* [Stated exercise]
From the very first line of the data to the line containing "(203,262) -- cycle;", retype everything exactly, leaving the pictures behind.

* [Provided material]

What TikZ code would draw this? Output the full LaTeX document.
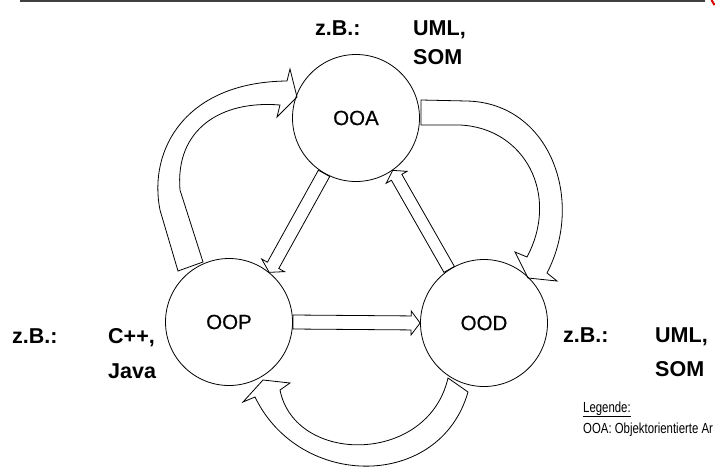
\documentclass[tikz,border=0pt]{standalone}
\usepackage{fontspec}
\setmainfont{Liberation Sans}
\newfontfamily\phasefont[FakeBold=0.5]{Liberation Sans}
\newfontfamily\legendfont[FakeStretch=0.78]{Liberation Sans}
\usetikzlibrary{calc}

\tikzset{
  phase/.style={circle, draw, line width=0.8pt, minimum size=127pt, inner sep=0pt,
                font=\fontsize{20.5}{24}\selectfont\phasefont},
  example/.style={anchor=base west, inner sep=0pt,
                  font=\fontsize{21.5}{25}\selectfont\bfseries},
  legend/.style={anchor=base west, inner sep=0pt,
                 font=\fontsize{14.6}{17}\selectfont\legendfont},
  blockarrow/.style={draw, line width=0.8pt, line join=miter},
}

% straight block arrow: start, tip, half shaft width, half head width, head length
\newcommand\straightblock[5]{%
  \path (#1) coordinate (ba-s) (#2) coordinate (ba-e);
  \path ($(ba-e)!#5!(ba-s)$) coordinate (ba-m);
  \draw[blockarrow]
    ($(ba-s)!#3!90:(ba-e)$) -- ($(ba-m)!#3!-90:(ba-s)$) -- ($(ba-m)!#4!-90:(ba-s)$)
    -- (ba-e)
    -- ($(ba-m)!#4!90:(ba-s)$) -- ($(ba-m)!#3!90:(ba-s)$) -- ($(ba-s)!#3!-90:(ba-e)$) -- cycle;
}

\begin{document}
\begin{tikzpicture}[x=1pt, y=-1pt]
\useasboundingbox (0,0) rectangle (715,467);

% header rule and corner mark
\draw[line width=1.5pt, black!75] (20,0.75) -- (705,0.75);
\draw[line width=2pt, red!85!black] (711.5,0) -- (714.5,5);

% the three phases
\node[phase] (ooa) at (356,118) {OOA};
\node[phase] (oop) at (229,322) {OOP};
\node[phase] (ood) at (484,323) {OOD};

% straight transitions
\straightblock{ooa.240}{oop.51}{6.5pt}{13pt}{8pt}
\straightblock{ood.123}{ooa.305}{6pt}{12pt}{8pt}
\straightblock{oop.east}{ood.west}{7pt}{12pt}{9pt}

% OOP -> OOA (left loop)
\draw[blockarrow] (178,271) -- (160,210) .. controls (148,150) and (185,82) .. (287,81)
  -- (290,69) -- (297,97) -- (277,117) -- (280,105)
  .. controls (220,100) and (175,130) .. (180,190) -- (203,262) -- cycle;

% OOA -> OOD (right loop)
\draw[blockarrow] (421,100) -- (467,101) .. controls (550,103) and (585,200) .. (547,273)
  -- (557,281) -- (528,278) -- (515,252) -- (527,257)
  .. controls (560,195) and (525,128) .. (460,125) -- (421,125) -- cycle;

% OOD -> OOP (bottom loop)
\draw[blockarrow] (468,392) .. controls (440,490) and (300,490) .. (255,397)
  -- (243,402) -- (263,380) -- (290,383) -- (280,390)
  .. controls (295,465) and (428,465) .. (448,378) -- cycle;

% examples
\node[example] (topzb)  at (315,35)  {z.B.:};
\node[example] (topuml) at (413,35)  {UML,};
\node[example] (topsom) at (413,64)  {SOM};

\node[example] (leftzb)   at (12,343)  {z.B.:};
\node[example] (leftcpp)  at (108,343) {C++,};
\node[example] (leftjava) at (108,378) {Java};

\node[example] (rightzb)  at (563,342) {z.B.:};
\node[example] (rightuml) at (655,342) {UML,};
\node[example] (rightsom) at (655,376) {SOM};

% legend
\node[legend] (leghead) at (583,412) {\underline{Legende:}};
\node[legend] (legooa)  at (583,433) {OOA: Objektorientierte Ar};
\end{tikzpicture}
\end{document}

* [Solution to this problem]
What TikZ code would draw this? Output the full LaTeX document.
\documentclass[tikz,border=0pt]{standalone}
\usepackage{fontspec}
\setmainfont{Liberation Sans}
\newfontfamily\phasefont[FakeBold=0.5]{Liberation Sans}
\newfontfamily\legendfont[FakeStretch=0.78]{Liberation Sans}
\usetikzlibrary{calc}

\tikzset{
  phase/.style={circle, draw, line width=0.8pt, minimum size=127pt, inner sep=0pt,
                font=\fontsize{20.5}{24}\selectfont\phasefont},
  example/.style={anchor=base west, inner sep=0pt,
                  font=\fontsize{21.5}{25}\selectfont\bfseries},
  legend/.style={anchor=base west, inner sep=0pt,
                 font=\fontsize{14.6}{17}\selectfont\legendfont},
  blockarrow/.style={draw, line width=0.8pt, line join=miter},
}

% straight block arrow: start, tip, half shaft width, half head width, head length
\newcommand\straightblock[5]{%
  \path (#1) coordinate (ba-s) (#2) coordinate (ba-e);
  \path ($(ba-e)!#5!(ba-s)$) coordinate (ba-m);
  \draw[blockarrow]
    ($(ba-s)!#3!90:(ba-e)$) -- ($(ba-m)!#3!-90:(ba-s)$) -- ($(ba-m)!#4!-90:(ba-s)$)
    -- (ba-e)
    -- ($(ba-m)!#4!90:(ba-s)$) -- ($(ba-m)!#3!90:(ba-s)$) -- ($(ba-s)!#3!-90:(ba-e)$) -- cycle;
}

\begin{document}
\begin{tikzpicture}[x=1pt, y=-1pt]
\useasboundingbox (0,0) rectangle (715,467);

% header rule and corner mark
\draw[line width=1.5pt, black!75] (20,0.75) -- (705,0.75);
\draw[line width=2pt, red!85!black] (711.5,0) -- (714.5,5);

% the three phases
\node[phase] (ooa) at (356,118) {OOA};
\node[phase] (oop) at (229,322) {OOP};
\node[phase] (ood) at (484,323) {OOD};

% straight transitions
\straightblock{ooa.240}{oop.51}{6.5pt}{13pt}{8pt}
\straightblock{ood.123}{ooa.305}{6pt}{12pt}{8pt}
\straightblock{oop.east}{ood.west}{7pt}{12pt}{9pt}

% OOP -> OOA (left loop)
\draw[blockarrow] (178,271) -- (160,210) .. controls (148,150) and (185,82) .. (287,81)
  -- (290,69) -- (297,97) -- (277,117) -- (280,105)
  .. controls (220,100) and (175,130) .. (180,190) -- (203,262) -- cycle;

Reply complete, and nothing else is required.